Another reason to grow food and eat locally is to have a better idea of where your food comes from and what's in it and on it. Would you prefer highly processed food with unpronounceable ingredients, grown by an agri-corp, shipped across the country? or fresh, locally-grown fruits, vegetables and goods, grown and produced by family farms? Shouldn't everyone have access to good food? Some people deal with this by shopping at one of the Oakland farmers markets, or by growing some of their own food.

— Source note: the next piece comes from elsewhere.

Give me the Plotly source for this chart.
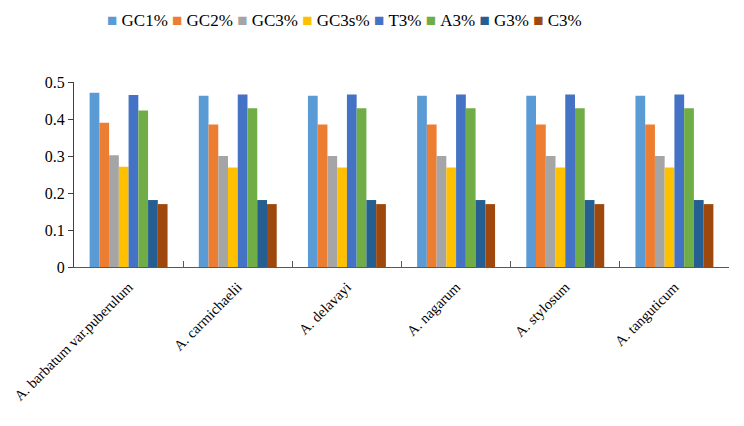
import plotly.graph_objects as go

categories = ["A. barbatum var.puberulum", "A. carmichaelii", "A. delavayi",
              "A. nagarum", "A. stylosum", "A. tanguticum"]
series_names = ["GC1%", "GC2%", "GC3%", "GC3s%", "T3%", "A3%", "G3%", "C3%"]
GC1 = [0.471, 0.463, 0.463, 0.463, 0.463, 0.463]
GC2 = [0.390, 0.385, 0.385, 0.385, 0.385, 0.385]
GC3 = [0.302, 0.300, 0.300, 0.300, 0.300, 0.300]
GC3s = [0.271, 0.269, 0.269, 0.269, 0.269, 0.269]
T3 = [0.465, 0.466, 0.466, 0.466, 0.466, 0.466]
A3 = [0.423, 0.429, 0.429, 0.429, 0.429, 0.429]
G3 = [0.181, 0.181, 0.181, 0.181, 0.181, 0.181]
C3 = [0.170, 0.170, 0.170, 0.170, 0.170, 0.170]
values = [GC1, GC2, GC3, GC3s, T3, A3, G3, C3]
colors = ["#5B9BD5", "#ED7D31", "#A5A5A5", "#FFC000", "#4472C4", "#70AD47", "#255E91", "#9E480E"]

fig = go.Figure()
for name, vals, c in zip(series_names, values, colors):
    fig.add_trace(go.Bar(name=name, x=categories, y=vals, marker_color=c,
                         marker_line_width=0, showlegend=False))

font = "Liberation Serif"

# compact legend row (as in the reference) built from the series names/colours
legend_text = "\u00a0".join(
    f'<span style="color:{c}">\u25a0</span>\u00a0{n}' for n, c in zip(series_names, colors)
)
fig.add_annotation(text=legend_text, xref="paper", yref="paper", x=0.413, y=1.33,
                   xanchor="center", yanchor="middle", showarrow=False,
                   font=dict(family=font, size=17, color="black"))

# the page body adds an 8px offset, so margins are shifted to compensate
fig.update_layout(
    width=744, height=426,
    margin=dict(l=66, r=23, t=74, b=167),
    plot_bgcolor="white", paper_bgcolor="white",
    barmode="group", bargap=0.286, bargroupgap=0,
    font=dict(family=font, size=16, color="black"),
    showlegend=False,
    xaxis=dict(showline=True, linecolor="#595959", linewidth=1, automargin=False,
               ticks="inside", tickson="boundaries", ticklen=6, tickcolor="#595959",
               tickangle=-45, tickfont=dict(size=14.5), showgrid=False,
               ticklabelstandoff=5),
    yaxis=dict(range=[0, 0.5], dtick=0.1, showline=True, linecolor="#404040", linewidth=1,
               automargin=False, ticks="outside", ticklen=5, tickcolor="#404040",
               showgrid=False, zeroline=False, tickfont=dict(size=16), tickformat=".1~f"),
)
fig.write_html("out.html")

Mandela Foods Cooperative recently won the Ripple Effect Award at the Oakland Indie Awards, demonstrating both these things. Based in West Oakland, they provide healthy food grown on family farms, as well as nutrition information. They source and hire locally, which has a ripple effect by keeping money and jobs local. And they provide healthy food in an area without many grocery stores.
But what if you don't live in West Oakland? Or you can't get to a farmers market as often as you'd like? Another option is a CSA (Community-Supported Agriculture) produce box, which is like having items hand-picked from a farmers market and delivered to your neighborhood. An Oakland CSA I learned about recently is Phat Beets Produce, based in North Oakland's Bushrod neighborhood. Besides getting food from family farms to Oakland residents, they also have a local garden, teach kids about food and farming, and sell items at local farmers markets.